This is the time of year when many students graduate from college. The purpose of school is to prepare students for the real world. There are many things that you may not have learned in college, or even through the Fraternity. This post is to supplement what you've learned. Getting a job is one thing, but keeping it and excelling at it are another. Here are some tips to help you get ahead:
My doctoral dissertation focused on success factors of female Fortune 1000 board members. These tips helped them, as well as other women leaders, get ahead. Follow their footsteps and you could be the next woman to break through the glass ceiling!

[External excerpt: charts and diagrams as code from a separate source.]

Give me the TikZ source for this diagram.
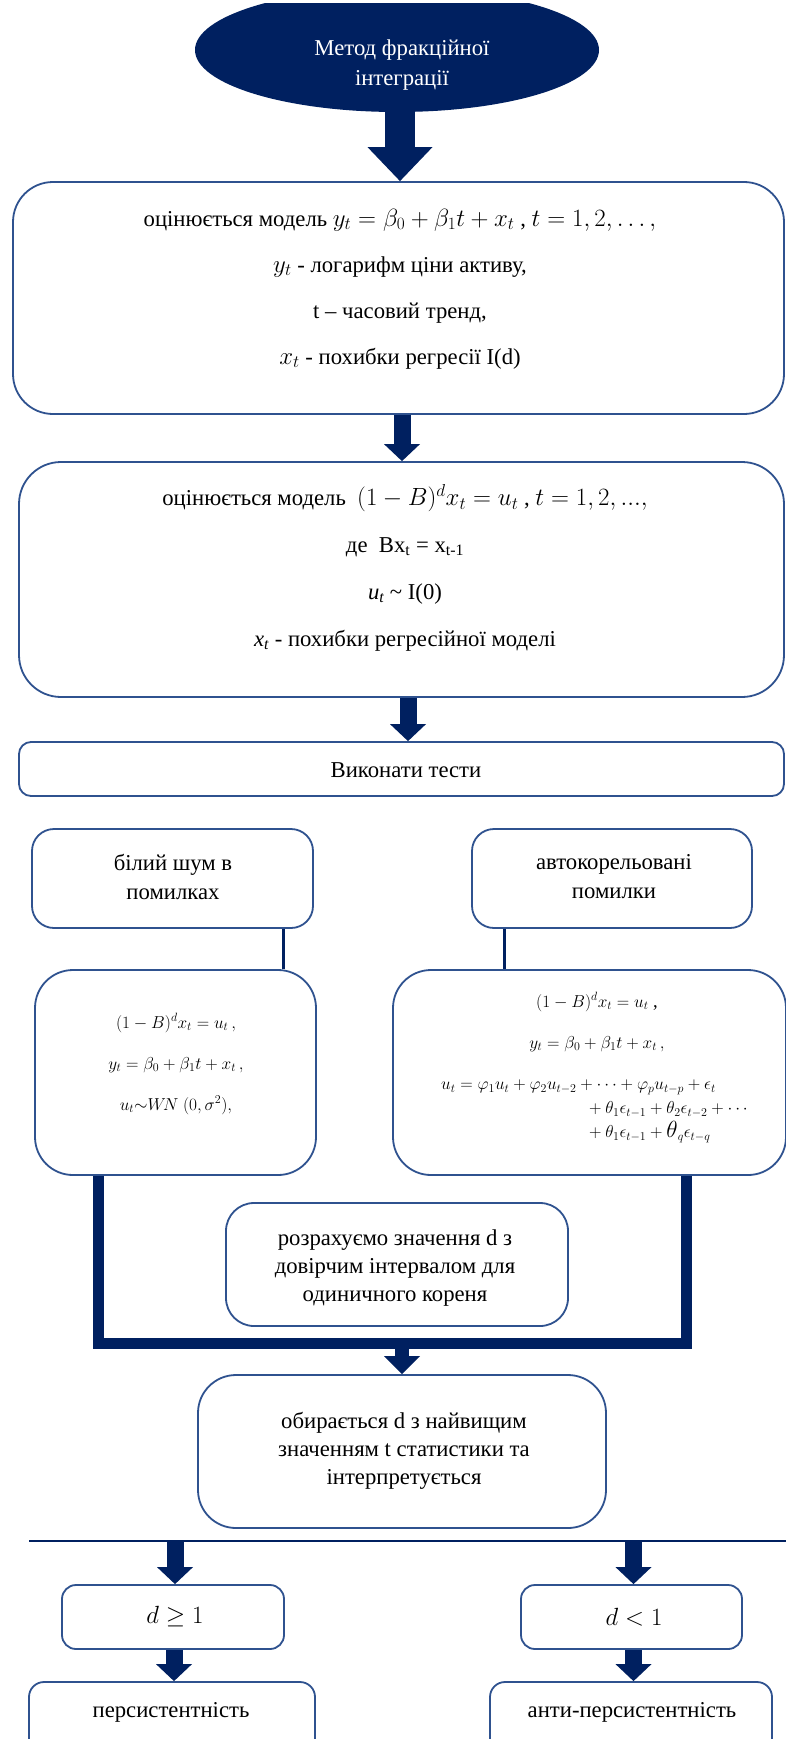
\documentclass[tikz,border=0pt]{standalone}
\usepackage{fontspec}
\setmainfont{Liberation Serif}
\usepackage{graphicx}
\usetikzlibrary{shapes.geometric,arrows.meta,calc}
\definecolor{navy}{RGB}{0,32,96}
\definecolor{edge}{RGB}{47,82,143}
% formulas inside the text lines are set a little larger than the text
\newcommand{\fmla}[1]{{\fontsize{25.5}{46}\selectfont$#1$}}

\begin{document}
\begin{tikzpicture}[x=1pt,y=-1pt,
  box/.style={draw=edge, line width=1.8pt, fill=white, inner sep=0pt},
  txt/.style={align=center, inner sep=0pt, font=\fontsize{22.7}{#1}\selectfont},
  mtxt/.style={align=center, inner sep=0pt, font=\fontsize{18.7}{#1}\selectfont},
  conn/.style={draw=navy, line width=3pt},
  rule/.style={draw=navy, line width=2.2pt},
  bracket/.style={draw=navy, line width=11pt, miter limit=10},
  blk/.style={draw=navy, line width=17pt, -{Triangle[width=36pt,length=17pt,line width=0pt]}},
  blkbig/.style={draw=navy, line width=30pt, -{Triangle[width=65pt,length=34pt,line width=0pt]}},
  blkthin/.style={draw=navy, line width=14pt, -{Triangle[width=36pt,length=18pt,line width=0pt]}}
]
\useasboundingbox (0,0) rectangle (786,1739);
\fill[white] (0,0) rectangle (786,1739);

% start terminal (flattened at the top)
\begin{scope}
  \clip (0,4) rectangle (786,300);
  \node[ellipse, fill=navy, minimum width=404pt, minimum height=124pt, inner sep=0pt] (e) at (397,50) {};
\end{scope}
\node[txt=30, text=white] (et) at (402,65) {Метод фракційної\\інтеграції};

% process boxes
\node[box, rounded corners=40pt, minimum width=771pt, minimum height=232pt] (b1) at (398.5,298) {};
\node[box, rounded corners=42pt, minimum width=765pt, minimum height=235pt] (b2) at (401.5,579.5) {};
\node[box, rounded corners=12pt, minimum width=765pt, minimum height=54pt] (b3) at (401.5,769) {};
\node[box, rounded corners=22pt, minimum width=281pt, minimum height=99pt] (b4) at (172.5,878.5) {};
\node[box, rounded corners=22pt, minimum width=280pt, minimum height=99pt] (b5) at (612,878.5) {};
\node[box, rounded corners=38pt, minimum width=281pt, minimum height=205pt] (b6) at (175.5,1072.5) {};
\node[box, rounded corners=38pt, minimum width=393pt, minimum height=205pt] (b7) at (589.5,1072.5) {};
\node[box, rounded corners=28pt, minimum width=342pt, minimum height=123pt] (b8) at (397,1264.5) {};
\node[box, rounded corners=38pt, minimum width=408pt, minimum height=153pt] (b9) at (402,1451.5) {};
\node[box, rounded corners=14pt, minimum width=222pt, minimum height=64pt] (b10) at (173,1617) {};
\node[box, rounded corners=14pt, minimum width=221pt, minimum height=64pt] (b11) at (631.5,1617) {};
\node[box, rounded corners=15pt, minimum width=286pt, minimum height=88pt] (b12) at (172,1726) {};
\node[box, rounded corners=15pt, minimum width=282pt, minimum height=88pt] (b13) at (631,1726) {};

% box texts
\node[txt=46] (t1) at (400,289) {оцінюється модель \fmla{y_t=\beta_0+\beta_1t+x_t} , \fmla{t=1,2,\ldots,}\\
  \fmla{y_t} - логарифм ціни активу,\\
  t – часовий тренд,\\
  \fmla{x_t} - похибки регресії I(d)};
\node[txt=47] (t2) at (405,568) {оцінюється модель \ \fmla{(1-B)^d x_t=u_t} , \fmla{t=1,2,...,}\\
  де \ Bx\textsubscript{t} = x\textsubscript{t-1}\\
  \textit{u\textsubscript{t}} \textasciitilde{} I(0)\\
  \textit{x\textsubscript{t}} - похибки регресійної моделі};
\node[txt=27] (t3) at (406,770) {Виконати тести};
\node[txt=29] (t4) at (173,877) {білий шум в\\помилках};
\node[txt=29] (t5) at (614,877) {автокорельовані\\помилки};
\node[mtxt=41] (t6) at (176,1064) {$(1-B)^d x_t=u_t\,,$\\ $y_t=\beta_0+\beta_1t+x_t\,,$\\ $u_t{\sim}W\!N\ (0,\sigma^2),$};
\node[mtxt=41] (t7a) at (597,1022) {$(1-B)^d x_t=u_t$ ,\\ $y_t=\beta_0+\beta_1t+x_t\,,$};
\node[mtxt=24, font=\fontsize{18}{24}\selectfont, align=left, anchor=west] (t7b) at (441,1111) {$u_t=\varphi_1u_t+\varphi_2u_{t-2}+\cdots+\varphi_pu_{t-p}+\epsilon_t$\\
  \hspace*{144pt}${}+\theta_1\epsilon_{t-1}+\theta_2\epsilon_{t-2}+\cdots$\\
  \hspace*{144pt}${}+\theta_1\epsilon_{t-1}+\scalebox{1.35}{$\theta$}_q\epsilon_{t-q}$};
\node[txt=28] (t8) at (395,1268) {розрахуємо значення d з\\довірчим інтервалом для\\одиничного кореня};
\node[txt=28] (t9) at (404,1451) {обирається d з найвищим\\значенням t статистики та\\інтерпретується};
\node[txt=27] (t10) at (175,1617) {\fmla{d\geq 1}};
\node[txt=27] (t11) at (634,1617) {\fmla{d<1}};
\node[txt=27] (t12) at (171,1712) {персистентність};
\node[txt=27] (t13) at (632,1712) {анти-персистентність};

% block arrows down the main column
\draw[blkbig] ([xshift=3pt]e.south) -- ([xshift=3pt]e.south |- b1.north);
\draw[blk] ([xshift=3.5pt]b1.south) -- ([xshift=3.5pt]b1.south |- b2.north);
\draw[blk] ([xshift=6.5pt]b2.south) -- ([xshift=6.5pt]b2.south |- b3.north);

% thin links from the test cases to their models
\draw[conn] ([xshift=-30pt]b4.south east) -- ([xshift=-30pt]b4.south east |- b6.north);
\draw[conn] ([xshift=33pt]b5.south west) -- ([xshift=33pt]b5.south west |- b7.north);

% heavy bracket joining both models
\coordinate (brL) at ([xshift=64pt]b6.south west);
\coordinate (brR) at ([xshift=294pt]b7.south west);
\coordinate (brB) at (0,1343);
\draw[bracket] (brL) -- (brL |- brB) -- (brR |- brB) -- (brR);
\draw[blkthin] (b9.north |- brB) -- (b9.north);

% split into the two outcomes
\coordinate (hlL) at (29,1541);
\coordinate (hlR) at (786,1541);
\draw[rule] (hlL) -- (hlR);
\draw[blk] ([xshift=2pt]b10.north |- hlL) -- ([xshift=2pt]b10.north);
\draw[blk] ([xshift=2pt]b11.north |- hlL) -- ([xshift=2pt]b11.north);
\draw[blk] ([xshift=1pt]b10.south) -- ([xshift=1pt]b10.south |- b12.north);
\draw[blk] ([xshift=2pt]b11.south) -- ([xshift=2pt]b11.south |- b13.north);
\end{tikzpicture}
\end{document}
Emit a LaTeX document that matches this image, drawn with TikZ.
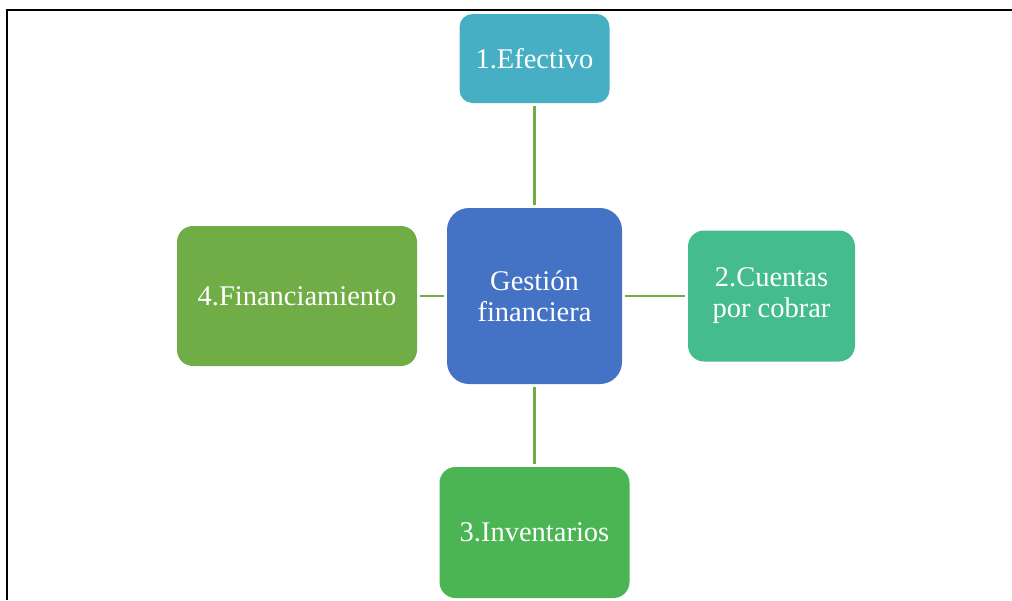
\documentclass[tikz,border=0pt]{standalone}
\usepackage{fontspec}
\setmainfont{Liberation Serif}
\usepackage{xcolor}
\definecolor{azulgestion}{HTML}{4472C4}
\definecolor{turquesa}{HTML}{46AFC3}
\definecolor{verdeagua}{HTML}{45BC8D}
\definecolor{verdemedio}{HTML}{4BB553}
\definecolor{verdeoliva}{HTML}{70AD47}

\begin{document}
\begin{tikzpicture}[x=1pt, y=-1pt, text=white, align=center, font=\fontsize{28.5}{31}\selectfont]
	\tikzstyle{bloque}=[rounded corners=16pt, inner sep=2pt]
	\tikzstyle{enlace}=[draw=verdeoliva, line width=2.5pt, shorten <=3pt, shorten >=3pt]

	\useasboundingbox (0,0) rectangle (1012,600);
	\draw[line width=2.5pt] (7,600) -- (7,10) -- (1012,10);

	\node[bloque, fill=azulgestion, minimum width=175pt, minimum height=176pt, rounded corners=22pt](gestion) at (534.5,296){Gestión\\financiera};
	\node[bloque, fill=turquesa, minimum width=150pt, minimum height=89pt, rounded corners=13pt](efectivo) at (534.5,58.5){1.Efectivo};
	\node[bloque, fill=verdeagua, minimum width=167pt, minimum height=131pt](cuentas) at (771.5,296){2.Cuentas\\por cobrar};
	\node[bloque, fill=verdemedio, minimum width=190pt, minimum height=131pt](inventarios) at (534.5,532.5){3.Inventarios};
	\node[bloque, fill=verdeoliva, minimum width=240pt, minimum height=140pt](financiamiento) at (297,296){4.Financiamiento};

	\draw[enlace] (gestion) -- (efectivo);
	\draw[enlace] (gestion) -- (cuentas);
	\draw[enlace] (gestion) -- (inventarios);
	\draw[enlace] (gestion) -- (financiamiento);
\end{tikzpicture}
\end{document}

Make a good first impression.
When you first meet someone, look them in the eye and give them a firm handshake. You don’t want it to be limp like a fish and you don’t want to make it seem like you’re breaking their hand either. Introduce yourself with your first and last name. Be sure to hand out your business card, and get theirs too. Ask to keep in touch through LinkedIn. You never know what staying in touch this way will bring. I’ve gotten jobs just by being connected with people through LinkedIn.
Unlearn what you might have learned.
At a young age, women are often socialized in a way that is counterproductive to their success. Some examples of this are being taught to be demure and told that math is for boys. Both of these things can hinder women from success. Being assertive and learning math are things that anyone can do and can help anyone to succeed. Of course, being aggressive is not valued in the workplace, but being assertive is essential to success.
Dress to get ahead.
What women wear is important to success. Studies show that dressing seductively in the workplace keeps women from excelling. If women want to be treated as equal in the workplace and valued, they need to act accordingly. One good example of proper dress was actually taught to me as a Delta Gamma in college. If you’re going to wear a dress, test the appropriateness of its length by putting your hands on your sides with your hands flat. If the dress goes below your middle finger, you’re okay, if it’s above, it’s too short. Don’t show cleavage or a midriff. These are two things that detract from great work. You want to be known for the excellent work you produce, not how tight your clothes are!
The way you speak is extremely important. Be confident. Lowering the tone of your voice and speaking up are two things that can help you be seen as more credible. Do not end sentences with questions, this detracts from the importance of what you are saying. Also, filler words such as like and um take away from important things you have to say as well.